Task goal. Please write the listing below out again exactly, leaving every picture behind.

Material provided.
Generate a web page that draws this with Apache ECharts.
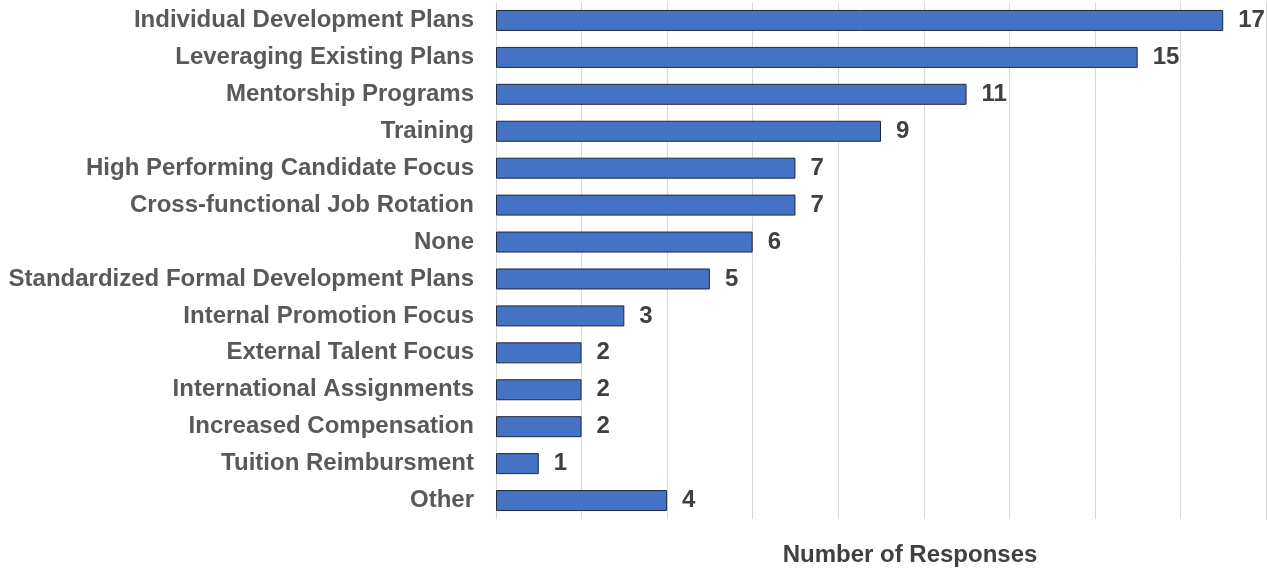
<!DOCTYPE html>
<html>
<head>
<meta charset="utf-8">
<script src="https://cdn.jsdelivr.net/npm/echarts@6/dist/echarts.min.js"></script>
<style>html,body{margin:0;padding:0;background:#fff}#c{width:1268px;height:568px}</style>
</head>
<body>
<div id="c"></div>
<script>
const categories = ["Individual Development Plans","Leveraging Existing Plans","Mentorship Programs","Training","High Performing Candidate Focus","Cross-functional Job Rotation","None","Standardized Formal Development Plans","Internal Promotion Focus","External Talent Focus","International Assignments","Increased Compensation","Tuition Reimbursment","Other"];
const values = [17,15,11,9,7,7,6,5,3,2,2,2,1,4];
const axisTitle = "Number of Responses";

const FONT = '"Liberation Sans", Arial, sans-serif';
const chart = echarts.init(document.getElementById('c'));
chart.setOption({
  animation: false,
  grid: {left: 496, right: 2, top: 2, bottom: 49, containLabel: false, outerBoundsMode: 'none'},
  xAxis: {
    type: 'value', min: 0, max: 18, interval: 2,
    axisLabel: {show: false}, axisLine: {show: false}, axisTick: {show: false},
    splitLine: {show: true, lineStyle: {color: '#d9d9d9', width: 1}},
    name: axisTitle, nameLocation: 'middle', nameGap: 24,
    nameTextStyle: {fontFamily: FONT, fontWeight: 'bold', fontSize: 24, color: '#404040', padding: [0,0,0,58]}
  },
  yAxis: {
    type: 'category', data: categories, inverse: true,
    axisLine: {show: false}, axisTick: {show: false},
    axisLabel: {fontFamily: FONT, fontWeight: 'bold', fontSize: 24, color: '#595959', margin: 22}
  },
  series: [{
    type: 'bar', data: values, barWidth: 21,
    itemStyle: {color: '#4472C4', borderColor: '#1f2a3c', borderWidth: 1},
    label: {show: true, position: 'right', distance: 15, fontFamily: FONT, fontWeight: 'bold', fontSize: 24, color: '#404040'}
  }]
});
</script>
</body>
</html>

Answer.
Generate a web page that draws this with Apache ECharts.
<!DOCTYPE html>
<html>
<head>
<meta charset="utf-8">
<script src="https://cdn.jsdelivr.net/npm/echarts@6/dist/echarts.min.js"></script>
<style>html,body{margin:0;padding:0;background:#fff}#c{width:1268px;height:568px}</style>
</head>
<body>
<div id="c"></div>
<script>
const categories = ["Individual Development Plans","Leveraging Existing Plans","Mentorship Programs","Training","High Performing Candidate Focus","Cross-functional Job Rotation","None","Standardized Formal Development Plans","Internal Promotion Focus","External Talent Focus","International Assignments","Increased Compensation","Tuition Reimbursment","Other"];
const values = [17,15,11,9,7,7,6,5,3,2,2,2,1,4];
const axisTitle = "Number of Responses";

const FONT = '"Liberation Sans", Arial, sans-serif';
const chart = echarts.init(document.getElementById('c'));
chart.setOption({
  animation: false,
  grid: {left: 496, right: 2, top: 2, bottom: 49, containLabel: false, outerBoundsMode: 'none'},
  xAxis: {
    type: 'value', min: 0, max: 18, interval: 2,
    axisLabel: {show: false}, axisLine: {show: false}, axisTick: {show: false},
    splitLine: {show: true, lineStyle: {color: '#d9d9d9', width: 1}},
    name: axisTitle, nameLocation: 'middle', nameGap: 24,
    nameTextStyle: {fontFamily: FONT, fontWeight: 'bold', fontSize: 24, color: '#404040', padding: [0,0,0,58]}
  },
  yAxis: {
    type: 'category', data: categories, inverse: true,
    axisLine: {show: false}, axisTick: {show: false},
    axisLabel: {fontFamily: FONT, fontWeight: 'bold', fontSize: 24, color: '#595959', margin: 22}
  },
  series: [{
    type: 'bar', data: values, barWidth: 21,
    itemStyle: {color: '#4472C4', borderColor: '#1f2a3c', borderWidth: 1},
    label: {show: true, position: 'right', distance: 15, fontFamily: FONT, fontWeight: 'bold', fontSize: 24, color: '#404040'}
  }]
});
</script>
</body>
</html>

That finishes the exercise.